Com muito custo a alma vence a tirania da carne; depois sofre no seu interior com as imagens do pecado, embora lhe tenha reprimido os atos exteriores.
Quando procura se elevar ao conhecimento de seu Criador, encontra-se, pouco depois, como que empurrada e envolvida pelas trevas que, infelizmente, ainda lhe são caras.
A alma gostaria de saber como, sendo incorpórea, governa seu corpo, mas não consegue fazê-lo efetivamente. Pergunta-se, com espanto, coisas sobre as quais não pode responder e persiste na ignorância quando melhor seria que procurasse saber. Vendo-se ao mesmo tempo grande e limitada ela não sabe mais o que deve pensar de si mesma; porque se não fosse grande não procuraria tão grandes verdades e se não fosse limitada saberia achar ao menos o que procura.
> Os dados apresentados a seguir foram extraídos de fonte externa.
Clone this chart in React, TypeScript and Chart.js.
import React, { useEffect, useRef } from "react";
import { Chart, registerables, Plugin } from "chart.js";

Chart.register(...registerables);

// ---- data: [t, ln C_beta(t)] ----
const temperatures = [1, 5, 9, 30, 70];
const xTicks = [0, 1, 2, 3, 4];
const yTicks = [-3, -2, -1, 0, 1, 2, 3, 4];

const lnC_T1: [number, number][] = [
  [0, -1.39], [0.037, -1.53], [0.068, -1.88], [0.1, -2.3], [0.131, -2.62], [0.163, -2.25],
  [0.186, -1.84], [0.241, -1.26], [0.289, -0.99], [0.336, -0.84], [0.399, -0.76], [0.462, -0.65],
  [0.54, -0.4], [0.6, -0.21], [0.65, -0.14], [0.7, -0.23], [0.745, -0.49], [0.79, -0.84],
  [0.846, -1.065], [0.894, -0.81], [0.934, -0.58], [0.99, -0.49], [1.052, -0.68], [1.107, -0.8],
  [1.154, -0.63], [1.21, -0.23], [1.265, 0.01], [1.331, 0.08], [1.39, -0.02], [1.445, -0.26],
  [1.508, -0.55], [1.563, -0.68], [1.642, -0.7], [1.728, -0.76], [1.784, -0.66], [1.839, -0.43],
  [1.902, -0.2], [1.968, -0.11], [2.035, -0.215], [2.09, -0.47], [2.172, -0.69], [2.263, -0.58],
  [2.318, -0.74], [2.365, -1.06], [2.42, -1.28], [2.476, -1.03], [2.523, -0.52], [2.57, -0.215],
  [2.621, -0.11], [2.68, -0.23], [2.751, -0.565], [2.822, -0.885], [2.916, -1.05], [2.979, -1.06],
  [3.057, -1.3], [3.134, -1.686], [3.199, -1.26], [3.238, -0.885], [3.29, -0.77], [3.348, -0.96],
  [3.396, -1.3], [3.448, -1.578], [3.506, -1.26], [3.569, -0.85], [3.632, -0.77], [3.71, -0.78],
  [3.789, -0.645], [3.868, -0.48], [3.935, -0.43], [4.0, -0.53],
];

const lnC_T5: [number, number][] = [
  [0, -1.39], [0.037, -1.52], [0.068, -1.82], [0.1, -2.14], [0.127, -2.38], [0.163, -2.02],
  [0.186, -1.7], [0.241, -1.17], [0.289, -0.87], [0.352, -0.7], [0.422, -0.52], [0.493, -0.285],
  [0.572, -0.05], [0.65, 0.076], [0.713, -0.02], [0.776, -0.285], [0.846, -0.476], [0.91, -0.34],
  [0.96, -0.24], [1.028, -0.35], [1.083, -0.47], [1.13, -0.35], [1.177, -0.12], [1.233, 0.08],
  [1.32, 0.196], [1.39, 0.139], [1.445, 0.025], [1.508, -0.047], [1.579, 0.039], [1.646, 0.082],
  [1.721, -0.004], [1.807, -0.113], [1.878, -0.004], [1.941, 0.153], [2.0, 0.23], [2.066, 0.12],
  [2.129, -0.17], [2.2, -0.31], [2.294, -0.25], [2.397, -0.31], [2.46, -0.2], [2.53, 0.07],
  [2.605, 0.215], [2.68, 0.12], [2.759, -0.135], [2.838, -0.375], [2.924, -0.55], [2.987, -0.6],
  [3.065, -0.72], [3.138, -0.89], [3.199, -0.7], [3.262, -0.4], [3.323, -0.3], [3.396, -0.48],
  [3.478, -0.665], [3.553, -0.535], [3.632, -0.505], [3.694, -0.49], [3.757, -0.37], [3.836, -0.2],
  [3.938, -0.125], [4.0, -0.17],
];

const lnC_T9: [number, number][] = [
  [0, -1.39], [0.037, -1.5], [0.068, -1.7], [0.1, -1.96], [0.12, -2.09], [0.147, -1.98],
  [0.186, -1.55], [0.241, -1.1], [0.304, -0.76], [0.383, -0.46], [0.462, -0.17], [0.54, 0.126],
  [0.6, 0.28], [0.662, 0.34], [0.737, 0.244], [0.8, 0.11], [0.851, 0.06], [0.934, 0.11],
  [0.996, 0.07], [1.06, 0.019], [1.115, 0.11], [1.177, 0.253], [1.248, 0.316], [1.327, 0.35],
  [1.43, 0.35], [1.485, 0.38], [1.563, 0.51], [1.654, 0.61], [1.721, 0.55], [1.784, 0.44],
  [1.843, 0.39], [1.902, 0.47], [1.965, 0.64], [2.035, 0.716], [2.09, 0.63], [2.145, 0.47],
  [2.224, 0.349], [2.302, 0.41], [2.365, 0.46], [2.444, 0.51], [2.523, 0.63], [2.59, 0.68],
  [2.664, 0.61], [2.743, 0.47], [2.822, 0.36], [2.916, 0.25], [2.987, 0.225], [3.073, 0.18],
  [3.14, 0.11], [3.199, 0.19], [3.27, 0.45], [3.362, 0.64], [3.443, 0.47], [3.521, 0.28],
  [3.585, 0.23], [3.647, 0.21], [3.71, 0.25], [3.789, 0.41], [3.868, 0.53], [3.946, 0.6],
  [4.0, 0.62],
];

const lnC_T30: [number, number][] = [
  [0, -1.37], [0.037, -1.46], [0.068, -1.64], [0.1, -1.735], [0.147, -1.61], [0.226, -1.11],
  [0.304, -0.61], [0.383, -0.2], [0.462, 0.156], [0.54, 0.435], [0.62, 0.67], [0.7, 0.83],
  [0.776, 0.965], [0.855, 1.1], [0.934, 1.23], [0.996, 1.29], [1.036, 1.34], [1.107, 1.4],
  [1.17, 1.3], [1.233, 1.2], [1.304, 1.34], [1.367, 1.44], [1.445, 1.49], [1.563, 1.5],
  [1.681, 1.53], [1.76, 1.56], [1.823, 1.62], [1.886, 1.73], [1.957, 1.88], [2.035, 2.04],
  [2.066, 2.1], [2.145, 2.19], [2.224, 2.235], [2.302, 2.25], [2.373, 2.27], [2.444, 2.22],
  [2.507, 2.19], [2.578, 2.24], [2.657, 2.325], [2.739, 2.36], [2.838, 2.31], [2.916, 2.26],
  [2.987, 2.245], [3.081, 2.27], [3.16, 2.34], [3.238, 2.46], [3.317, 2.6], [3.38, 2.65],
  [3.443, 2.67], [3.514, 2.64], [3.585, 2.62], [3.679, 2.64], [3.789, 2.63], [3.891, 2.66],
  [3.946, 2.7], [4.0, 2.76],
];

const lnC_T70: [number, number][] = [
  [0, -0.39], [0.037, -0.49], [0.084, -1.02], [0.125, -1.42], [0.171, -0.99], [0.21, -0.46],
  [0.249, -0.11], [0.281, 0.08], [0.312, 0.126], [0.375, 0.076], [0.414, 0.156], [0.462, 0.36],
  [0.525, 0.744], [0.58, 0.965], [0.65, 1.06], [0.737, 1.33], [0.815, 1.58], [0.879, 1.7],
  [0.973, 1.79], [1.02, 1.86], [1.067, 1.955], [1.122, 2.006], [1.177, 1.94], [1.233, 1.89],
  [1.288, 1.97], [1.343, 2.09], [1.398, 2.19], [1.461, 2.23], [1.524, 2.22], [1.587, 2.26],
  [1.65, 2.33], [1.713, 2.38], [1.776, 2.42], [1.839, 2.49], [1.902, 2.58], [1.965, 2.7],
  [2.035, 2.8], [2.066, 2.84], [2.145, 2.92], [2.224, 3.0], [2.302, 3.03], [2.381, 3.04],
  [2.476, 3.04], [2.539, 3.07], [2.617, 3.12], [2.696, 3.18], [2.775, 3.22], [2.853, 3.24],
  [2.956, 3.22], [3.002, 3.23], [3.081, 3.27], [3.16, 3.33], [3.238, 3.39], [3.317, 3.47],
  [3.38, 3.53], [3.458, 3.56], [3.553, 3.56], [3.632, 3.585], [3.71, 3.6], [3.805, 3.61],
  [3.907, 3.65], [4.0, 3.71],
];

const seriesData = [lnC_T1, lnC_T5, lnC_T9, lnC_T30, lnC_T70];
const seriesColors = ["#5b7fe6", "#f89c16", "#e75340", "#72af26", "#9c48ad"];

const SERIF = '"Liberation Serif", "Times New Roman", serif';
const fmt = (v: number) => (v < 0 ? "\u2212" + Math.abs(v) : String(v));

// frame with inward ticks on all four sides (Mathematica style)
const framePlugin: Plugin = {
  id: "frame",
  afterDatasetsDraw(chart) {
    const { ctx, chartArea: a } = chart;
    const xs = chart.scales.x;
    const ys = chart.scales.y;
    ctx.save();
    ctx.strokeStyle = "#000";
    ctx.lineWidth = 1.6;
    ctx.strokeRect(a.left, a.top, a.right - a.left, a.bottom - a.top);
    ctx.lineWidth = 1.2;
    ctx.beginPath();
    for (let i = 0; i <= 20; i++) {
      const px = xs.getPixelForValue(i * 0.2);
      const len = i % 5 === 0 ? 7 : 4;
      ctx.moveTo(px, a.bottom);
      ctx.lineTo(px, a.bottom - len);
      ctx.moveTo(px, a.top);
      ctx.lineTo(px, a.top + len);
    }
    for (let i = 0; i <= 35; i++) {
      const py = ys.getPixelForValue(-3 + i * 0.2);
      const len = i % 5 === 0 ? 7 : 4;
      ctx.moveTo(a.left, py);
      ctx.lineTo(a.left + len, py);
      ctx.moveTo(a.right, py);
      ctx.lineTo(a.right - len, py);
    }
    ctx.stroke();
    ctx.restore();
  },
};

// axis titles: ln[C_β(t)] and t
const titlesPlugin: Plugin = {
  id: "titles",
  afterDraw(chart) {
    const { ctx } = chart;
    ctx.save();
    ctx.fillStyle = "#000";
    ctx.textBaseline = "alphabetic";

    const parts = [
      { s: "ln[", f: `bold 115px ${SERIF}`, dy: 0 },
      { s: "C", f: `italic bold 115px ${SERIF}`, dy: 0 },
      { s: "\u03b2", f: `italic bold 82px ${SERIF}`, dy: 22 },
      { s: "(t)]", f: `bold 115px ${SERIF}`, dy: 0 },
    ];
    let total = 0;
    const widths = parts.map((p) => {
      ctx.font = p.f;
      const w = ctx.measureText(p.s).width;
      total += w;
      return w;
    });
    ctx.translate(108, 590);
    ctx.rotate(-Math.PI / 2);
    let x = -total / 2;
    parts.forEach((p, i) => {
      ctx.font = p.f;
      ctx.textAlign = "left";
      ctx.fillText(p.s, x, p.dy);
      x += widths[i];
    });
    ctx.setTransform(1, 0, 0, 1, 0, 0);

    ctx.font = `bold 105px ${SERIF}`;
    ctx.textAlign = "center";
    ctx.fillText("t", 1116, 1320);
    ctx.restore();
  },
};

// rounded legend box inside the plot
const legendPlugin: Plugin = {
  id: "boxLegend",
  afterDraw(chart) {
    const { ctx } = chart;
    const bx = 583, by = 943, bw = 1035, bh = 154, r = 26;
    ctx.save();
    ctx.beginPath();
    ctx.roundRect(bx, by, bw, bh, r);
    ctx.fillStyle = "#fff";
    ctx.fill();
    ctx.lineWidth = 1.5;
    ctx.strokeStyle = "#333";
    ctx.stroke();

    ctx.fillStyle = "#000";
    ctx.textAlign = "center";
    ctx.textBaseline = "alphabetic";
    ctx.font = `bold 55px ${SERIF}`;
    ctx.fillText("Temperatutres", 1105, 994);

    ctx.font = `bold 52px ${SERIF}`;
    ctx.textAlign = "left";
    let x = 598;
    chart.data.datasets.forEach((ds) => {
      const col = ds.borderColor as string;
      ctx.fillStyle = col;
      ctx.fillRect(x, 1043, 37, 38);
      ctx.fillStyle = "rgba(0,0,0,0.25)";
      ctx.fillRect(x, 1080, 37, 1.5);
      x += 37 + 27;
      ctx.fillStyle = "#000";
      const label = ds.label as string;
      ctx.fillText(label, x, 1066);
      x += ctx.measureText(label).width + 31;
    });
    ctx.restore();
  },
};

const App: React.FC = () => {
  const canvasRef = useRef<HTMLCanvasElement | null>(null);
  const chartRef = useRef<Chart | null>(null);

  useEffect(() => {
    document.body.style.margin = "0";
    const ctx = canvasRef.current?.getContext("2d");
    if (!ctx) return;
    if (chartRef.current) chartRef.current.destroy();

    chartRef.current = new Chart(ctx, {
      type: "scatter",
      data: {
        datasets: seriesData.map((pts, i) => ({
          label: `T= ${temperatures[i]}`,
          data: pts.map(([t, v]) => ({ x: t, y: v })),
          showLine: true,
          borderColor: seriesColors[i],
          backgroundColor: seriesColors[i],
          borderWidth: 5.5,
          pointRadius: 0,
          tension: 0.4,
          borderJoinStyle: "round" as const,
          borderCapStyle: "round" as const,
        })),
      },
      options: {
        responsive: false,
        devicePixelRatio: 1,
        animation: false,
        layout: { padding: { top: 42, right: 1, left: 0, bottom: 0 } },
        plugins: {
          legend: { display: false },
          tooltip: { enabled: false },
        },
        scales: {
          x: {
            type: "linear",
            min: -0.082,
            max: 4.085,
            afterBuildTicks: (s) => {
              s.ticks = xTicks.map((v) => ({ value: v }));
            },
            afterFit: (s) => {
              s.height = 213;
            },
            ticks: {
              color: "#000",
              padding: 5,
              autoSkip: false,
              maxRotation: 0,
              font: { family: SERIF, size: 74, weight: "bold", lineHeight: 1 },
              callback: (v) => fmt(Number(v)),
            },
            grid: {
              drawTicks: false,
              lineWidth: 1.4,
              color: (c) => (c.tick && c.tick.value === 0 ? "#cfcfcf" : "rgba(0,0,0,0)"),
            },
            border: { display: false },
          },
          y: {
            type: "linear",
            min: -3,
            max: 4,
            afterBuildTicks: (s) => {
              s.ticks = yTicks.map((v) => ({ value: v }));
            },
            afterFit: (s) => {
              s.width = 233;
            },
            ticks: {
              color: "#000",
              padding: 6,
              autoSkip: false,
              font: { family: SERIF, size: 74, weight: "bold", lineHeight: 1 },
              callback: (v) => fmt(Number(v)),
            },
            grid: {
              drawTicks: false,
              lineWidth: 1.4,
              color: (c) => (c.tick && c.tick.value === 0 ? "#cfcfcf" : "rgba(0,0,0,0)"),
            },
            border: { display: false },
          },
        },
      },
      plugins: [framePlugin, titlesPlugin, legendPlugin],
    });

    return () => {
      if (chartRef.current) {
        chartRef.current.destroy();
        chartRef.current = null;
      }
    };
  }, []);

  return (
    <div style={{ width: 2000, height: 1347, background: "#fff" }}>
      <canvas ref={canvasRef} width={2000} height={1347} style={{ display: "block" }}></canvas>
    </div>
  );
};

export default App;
Jó tinha razão de dizer: Porque me puseste contrário a ti, tornei-me pesado a mim mesmo. Pois o homem, expulso do paraíso, padecendo os incômodos da carne e dúvidas difíceis em seu espírito, tornou-se um fardo pesado para si mesmo. Pressionado por mil males, esmagado por doenças, o homem imaginou que, depois de ter abandonado a Deus, acharia repouso em si mesmo, mas só encontrou um abismo de perturbações; assim, depois de procurar demais a si mesmo com desprezo de seu Criador, é forçado a fugir de si mesmo sem ter mais os meios para isso».